» Exercise task
Write only the number of lines holding the string "source".

» Supplied material
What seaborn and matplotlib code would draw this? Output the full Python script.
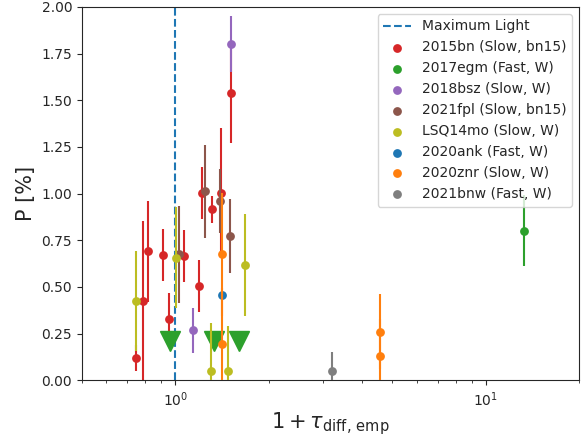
import matplotlib
matplotlib.use("Agg")
import matplotlib.pyplot as plt
import seaborn as sns
import pandas as pd
import numpy as np

sns.set_style("ticks")
plt.rcParams['font.family'] = ['DejaVu Sans']

names = ["2015bn (Slow, bn15)", "2017egm (Fast, W)", "2018bsz (Slow, W)",
         "2021fpl (Slow, bn15)", "LSQ14mo (Slow, W)", "2020ank (Fast, W)",
         "2020znr (Slow, W)", "2021bnw (Fast, W)"]
colors = ["#d62728", "#2ca02c", "#9467bd", "#8c564b", "#bcbd22", "#1f77b4",
          "#ff7f0e", "#7f7f7f"]

x_2015bn = [0.747, 0.787, 0.814, 0.913, 0.951, 1.064, 1.189, 1.219, 1.311, 1.407, 1.510]
p_2015bn = [0.12, 0.425, 0.69, 0.67, 0.327, 0.665, 0.506, 1.004, 0.915, 1.004, 1.54]
e_2015bn = [0.07, 0.43, 0.27, 0.14, 0.14, 0.14, 0.14, 0.14, 0.07, 0.35, 0.27]

x_2017egm = [13.3]
p_2017egm = [0.80]
e_2017egm = [0.19]
lim_x_2017egm = [0.963, 1.336, 1.609]
lim_p_2017egm = [0.21, 0.21, 0.21]

x_2018bsz = [1.137, 1.51]
p_2018bsz = [0.268, 1.80]
e_2018bsz = [0.12, 0.15]

x_2021fpl = [1.025, 1.243, 1.397, 1.497]
p_2021fpl = [0.675, 1.013, 0.96, 0.772]
e_2021fpl = [0.26, 0.25, 0.17, 0.20]

x_lsq14mo = [0.747, 1.007, 1.304, 1.479, 1.682]
p_lsq14mo = [0.425, 0.656, 0.048, 0.048, 0.617]
e_lsq14mo = [0.27, 0.27, 0.26, 0.24, 0.275]

x_2020ank = [1.414]
p_2020ank = [0.456]
e_2020ank = [0.0]

x_2020znr = [1.414, 1.414, 4.57, 4.57]
p_2020znr = [0.674, 0.196, 0.26, 0.13]
e_2020znr = [0.33, 0.30, 0.20, 0.20]

x_2021bnw = [3.2]
p_2021bnw = [0.05]
e_2021bnw = [0.10]

series = [(x_2015bn, p_2015bn, e_2015bn), (x_2017egm, p_2017egm, e_2017egm),
          (x_2018bsz, p_2018bsz, e_2018bsz), (x_2021fpl, p_2021fpl, e_2021fpl),
          (x_lsq14mo, p_lsq14mo, e_lsq14mo), (x_2020ank, p_2020ank, e_2020ank),
          (x_2020znr, p_2020znr, e_2020znr), (x_2021bnw, p_2021bnw, e_2021bnw)]

fig = plt.figure(figsize=(5.85, 4.37), dpi=100)
ax = fig.add_axes([0.140, 0.130, 0.850, 0.854])

ax.axvline(1.0, color="#1f77b4", ls="--", lw=1.5, label="Maximum Light", zorder=1)

z = 2
for name, col, (xs, ps, es) in zip(names, colors, series):
    ax.errorbar(xs, ps, yerr=es, fmt="none", ecolor=col, elinewidth=1.5, zorder=z)
    df = pd.DataFrame({"x": xs, "P": ps, "SN": name})
    sns.scatterplot(data=df, x="x", y="P", color=col, s=40, linewidth=0,
                    ax=ax, label=name, zorder=z + 0.5)
    if name.startswith("2017egm"):
        ax.plot(lim_x_2017egm, lim_p_2017egm, ls="none", marker="v",
                color=col, markersize=14, zorder=z + 0.5)
    z += 1

ax.set_xscale("log")
ax.set_xlim(0.5, 20)
ax.set_ylim(0, 2)
ax.set_yticks(np.arange(0, 2.01, 0.25))
ax.yaxis.set_major_formatter(matplotlib.ticker.FormatStrFormatter("%.2f"))
ax.tick_params(labelsize=10)
ax.set_xlabel(r"$1 + \tau_{\rm diff,\, emp}$", fontsize=15, labelpad=1)
ax.set_ylabel("P [%]", fontsize=15)
for s in ax.spines.values():
    s.set_visible(True)

ax.legend(loc="upper right", fontsize=10, framealpha=0.8)
fig.savefig("out.png", dpi=100)
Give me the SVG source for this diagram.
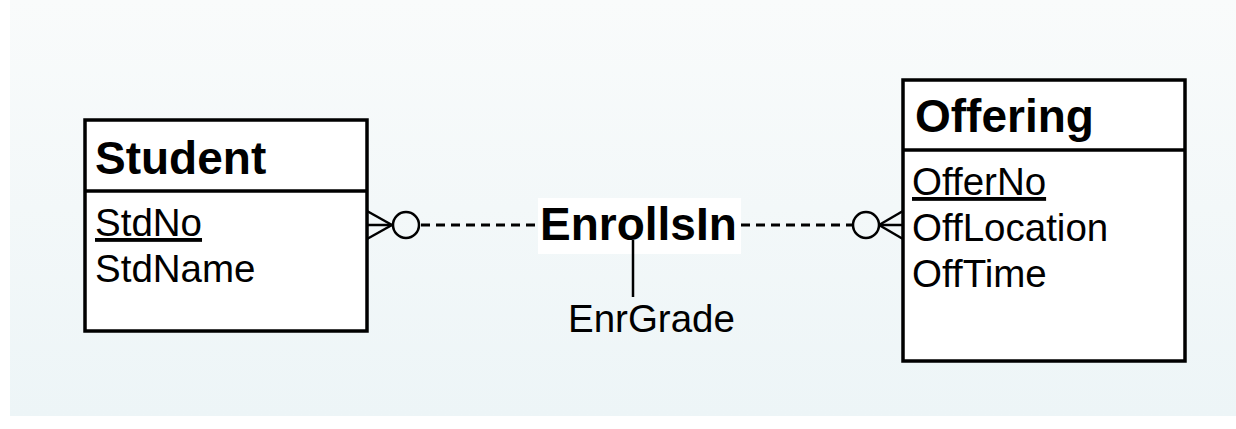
<svg xmlns="http://www.w3.org/2000/svg" width="1236" height="429" viewBox="0 0 1236 429">
  <defs>
    <linearGradient id="bg" x1="0" y1="0" x2="0" y2="1">
      <stop offset="0" stop-color="#f9fbfb"/>
      <stop offset="1" stop-color="#edf5f7"/>
    </linearGradient>
    <style>
      .box { fill: #ffffff; stroke: #000000; stroke-width: 3.5; }
      .sep { stroke: #000000; stroke-width: 3.5; }
      .title { font-family: "Liberation Sans", Arial, sans-serif; font-weight: bold; font-size: 46px; fill: #000000; }
      .attr { font-family: "Liberation Sans", Arial, sans-serif; font-size: 38.5px; fill: #000000; }
      .key { text-decoration: underline; }
      .line { stroke: #000000; stroke-width: 2.5; fill: none; }
      .dash { stroke: #000000; stroke-width: 3; stroke-dasharray: 9 6; fill: none; }
    </style>
  </defs>

  <rect x="0" y="0" width="1236" height="429" fill="#ffffff"/>
  <rect x="10" y="0" width="1226" height="416" fill="url(#bg)"/>

  <!-- Student entity -->
  <g id="student">
    <rect class="box" x="85" y="120" width="282" height="211"/>
    <line class="sep" x1="85" y1="191" x2="367" y2="191"/>
    <text class="title" x="95" y="174">Student</text>
    <text class="attr key" x="95" y="236">StdNo</text>
    <text class="attr" x="95" y="282">StdName</text>
  </g>

  <!-- Offering entity -->
  <g id="offering">
    <rect class="box" x="903" y="80" width="282" height="281"/>
    <line class="sep" x1="903" y1="150" x2="1185" y2="150"/>
    <text class="title" x="915" y="132">Offering</text>
    <text class="attr key" x="912" y="195">OfferNo</text>
    <text class="attr" x="912" y="241">OffLocation</text>
    <text class="attr" x="912" y="287">OffTime</text>
  </g>

  <!-- Relationship label on a white plate -->
  <g id="enrollsin">
    <rect x="538" y="198" width="203" height="56" fill="#ffffff"/>
    <text class="title" x="540" y="240">EnrollsIn</text>
  </g>

  <!-- Relationship attribute -->
  <g id="enrgrade">
    <text class="attr" x="568" y="332">EnrGrade</text>
  </g>

  <!-- Relationship connectors -->
  <g id="connectors">
    <!-- Student side: crow's foot with optional circle -->
    <line class="line" x1="367" y1="211" x2="392" y2="225"/>
    <line class="line" x1="367" y1="225" x2="392" y2="225"/>
    <line class="line" x1="367" y1="239" x2="392" y2="225"/>
    <circle class="line" cx="406" cy="225" r="13"/>
    <line class="dash" x1="421" y1="225" x2="538" y2="225"/>
    <!-- Offering side: crow's foot with optional circle -->
    <line class="dash" x1="741" y1="225" x2="852" y2="225"/>
    <circle class="line" cx="866" cy="225" r="13"/>
    <line class="line" x1="879" y1="225" x2="903" y2="211"/>
    <line class="line" x1="879" y1="225" x2="903" y2="225"/>
    <line class="line" x1="879" y1="225" x2="903" y2="239"/>
    <!-- stem from the relationship to its attribute -->
    <line class="line" x1="633" y1="240" x2="633" y2="297"/>
  </g>
</svg>
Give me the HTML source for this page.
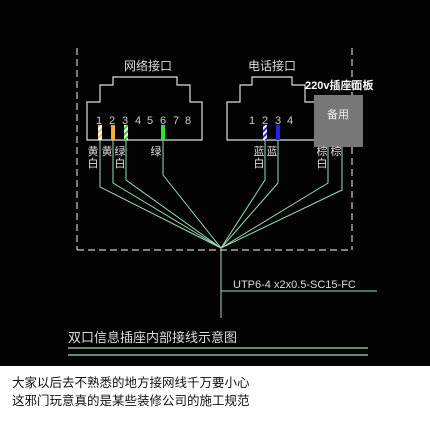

» The output
2